Instructions for the task >> Pictures within the data are to be left out; everything else must be reproduced exactly.

+++++

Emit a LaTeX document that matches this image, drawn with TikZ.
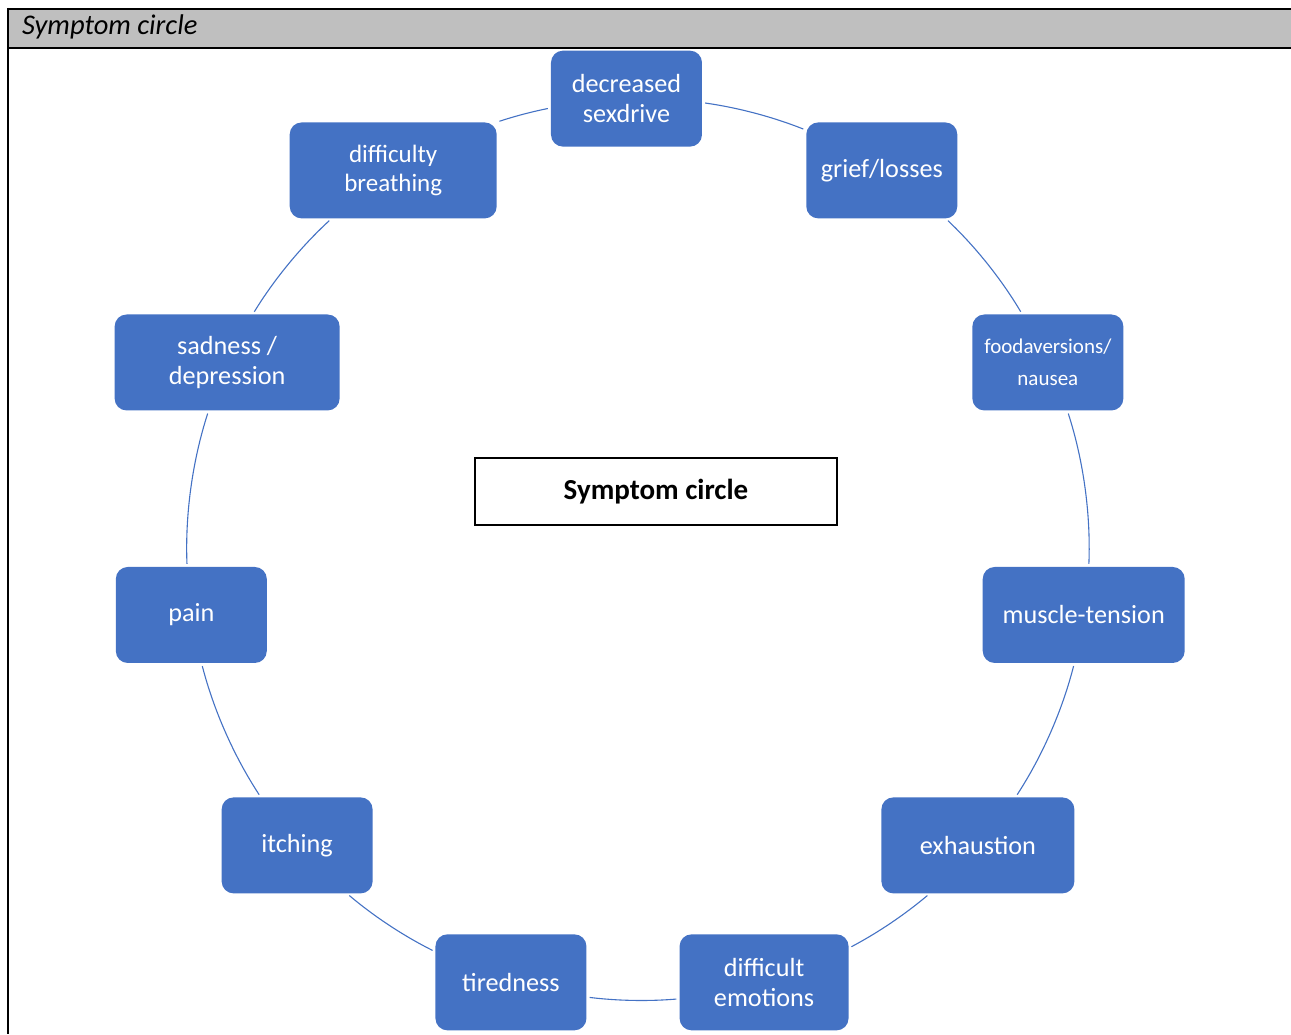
\documentclass[tikz,border=0pt]{standalone}
\usepackage{fontspec}
\setmainfont{Carlito}
\definecolor{boxblue}{HTML}{4472C4}
\definecolor{hdrgray}{HTML}{BFBFBF}
\begin{document}
\begin{tikzpicture}[x=1pt,y=1pt,
  sym/.style={fill=boxblue,text=white,rounded corners=12pt,minimum height=96pt,
    minimum width=151pt,inner sep=2pt,align=center,
    font=\fontsize{26.2}{30}\selectfont},
  ring/.style={draw=boxblue,line width=1.1pt,shorten >=3pt,shorten <=3pt,looseness=0.855},
  rule/.style={line width=2pt,black}]
\useasboundingbox (0,0) rectangle (1291,1034);
% header
\fill[hdrgray] (8,1025) rectangle (1291,986);
\draw[rule] (8,1025) -- (1291,1025);
\draw[rule] (8,986) -- (1291,986);
\draw[rule] (8,1026) -- (8,0);
\node[anchor=base west,inner sep=0,font=\itshape\fontsize{28.5}{32}\selectfont] (hdr) at (22,999) {Symptom circle};
% centre
\coordinate (C) at (637.5,484.5);
\node[draw=black,line width=1.6pt,minimum width=362pt,minimum height=67pt,
  font=\bfseries\fontsize{29}{33}\selectfont] (title) at (656,542.5) {Symptom circle};
% ring nodes
\node[sym] (n1) at ([shift={(91.4:451)}]C) {decreased\\sexdrive};
\node[sym] (n2) at ([shift={(57.2:451)}]C) {grief/losses};
\node[sym,font=\fontsize{21}{32}\selectfont] (n3) at ([shift={(24.5:451)}]C) {foodaversions/\\nausea};
\node[sym,minimum width=202pt] (n4) at ([shift={(-8.35:451)}]C) {muscle-tension};
\node[sym,minimum width=193pt] (n5) at ([shift={(-41:451)}]C) {exhaustion};
\node[sym,minimum width=169pt] (n6) at ([shift={(-73.7:451)}]C) {difficult\\emotions};
\node[sym] (n7) at ([shift={(-106.3:451)}]C) {tiredness};
\node[sym] (n8) at ([shift={(-139:451)}]C) {itching};
\node[sym] (n9) at ([shift={(-171.65:451)}]C) {pain};
\node[sym,minimum width=225pt] (n10) at ([shift={(155.5:451)}]C) {sadness /\\depression};
\node[sym,minimum width=207pt,font=\fontsize{25}{28.5}\selectfont] (n11) at ([shift={(122.8:451)}]C) {difficulty\\breathing};
% ring connectors (arcs of the circle between the boxes)
\draw[ring] (n1.-3.4)    to[bend left=6.88]  (n2.152.6);
\draw[ring] (n2.-37.8)   to[bend left=7.92]  (n3.118);
\draw[ring] (n3.-68.8)   to[bend left=10.08] (n4.84.6);
\draw[ring] (n4.-101.4)  to[bend left=9.38]  (n5.52.8);
\draw[ring] (n5.-135.4)  to[bend left=6.2]   (n6.22.15);
\draw[ring] (n6.-169.2)  to[bend left=5.93]  (n7.-11.4);
\draw[ring] (n7.158.5)   to[bend left=6.85]  (n8.-44.6);
\draw[ring] (n8.127.2)   to[bend left=9.38]  (n9.-78.6);
\draw[ring] (n9.95.4)    to[bend left=10.08] (n10.-111.2);
\draw[ring] (n10.62)     to[bend left=7.92]  (n11.-142.2);
\draw[ring] (n11.25)     to[bend left=3.57]  (n1.-173.7);
\end{tikzpicture}
\end{document}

+++++

Output for this exercise >>
Emit a LaTeX document that matches this image, drawn with TikZ.
\documentclass[tikz,border=0pt]{standalone}
\usepackage{fontspec}
\setmainfont{Carlito}
\definecolor{boxblue}{HTML}{4472C4}
\definecolor{hdrgray}{HTML}{BFBFBF}
\begin{document}
\begin{tikzpicture}[x=1pt,y=1pt,
  sym/.style={fill=boxblue,text=white,rounded corners=12pt,minimum height=96pt,
    minimum width=151pt,inner sep=2pt,align=center,
    font=\fontsize{26.2}{30}\selectfont},
  ring/.style={draw=boxblue,line width=1.1pt,shorten >=3pt,shorten <=3pt,looseness=0.855},
  rule/.style={line width=2pt,black}]
\useasboundingbox (0,0) rectangle (1291,1034);
% header
\fill[hdrgray] (8,1025) rectangle (1291,986);
\draw[rule] (8,1025) -- (1291,1025);
\draw[rule] (8,986) -- (1291,986);
\draw[rule] (8,1026) -- (8,0);
\node[anchor=base west,inner sep=0,font=\itshape\fontsize{28.5}{32}\selectfont] (hdr) at (22,999) {Symptom circle};
% centre
\coordinate (C) at (637.5,484.5);
\node[draw=black,line width=1.6pt,minimum width=362pt,minimum height=67pt,
  font=\bfseries\fontsize{29}{33}\selectfont] (title) at (656,542.5) {Symptom circle};
% ring nodes
\node[sym] (n1) at ([shift={(91.4:451)}]C) {decreased\\sexdrive};
\node[sym] (n2) at ([shift={(57.2:451)}]C) {grief/losses};
\node[sym,font=\fontsize{21}{32}\selectfont] (n3) at ([shift={(24.5:451)}]C) {foodaversions/\\nausea};
\node[sym,minimum width=202pt] (n4) at ([shift={(-8.35:451)}]C) {muscle-tension};
\node[sym,minimum width=193pt] (n5) at ([shift={(-41:451)}]C) {exhaustion};
\node[sym,minimum width=169pt] (n6) at ([shift={(-73.7:451)}]C) {difficult\\emotions};
\node[sym] (n7) at ([shift={(-106.3:451)}]C) {tiredness};
\node[sym] (n8) at ([shift={(-139:451)}]C) {itching};
\node[sym] (n9) at ([shift={(-171.65:451)}]C) {pain};
\node[sym,minimum width=225pt] (n10) at ([shift={(155.5:451)}]C) {sadness /\\depression};
\node[sym,minimum width=207pt,font=\fontsize{25}{28.5}\selectfont] (n11) at ([shift={(122.8:451)}]C) {difficulty\\breathing};
% ring connectors (arcs of the circle between the boxes)
\draw[ring] (n1.-3.4)    to[bend left=6.88]  (n2.152.6);
\draw[ring] (n2.-37.8)   to[bend left=7.92]  (n3.118);
\draw[ring] (n3.-68.8)   to[bend left=10.08] (n4.84.6);
\draw[ring] (n4.-101.4)  to[bend left=9.38]  (n5.52.8);
\draw[ring] (n5.-135.4)  to[bend left=6.2]   (n6.22.15);
\draw[ring] (n6.-169.2)  to[bend left=5.93]  (n7.-11.4);
\draw[ring] (n7.158.5)   to[bend left=6.85]  (n8.-44.6);
\draw[ring] (n8.127.2)   to[bend left=9.38]  (n9.-78.6);
\draw[ring] (n9.95.4)    to[bend left=10.08] (n10.-111.2);
\draw[ring] (n10.62)     to[bend left=7.92]  (n11.-142.2);
\draw[ring] (n11.25)     to[bend left=3.57]  (n1.-173.7);
\end{tikzpicture}
\end{document}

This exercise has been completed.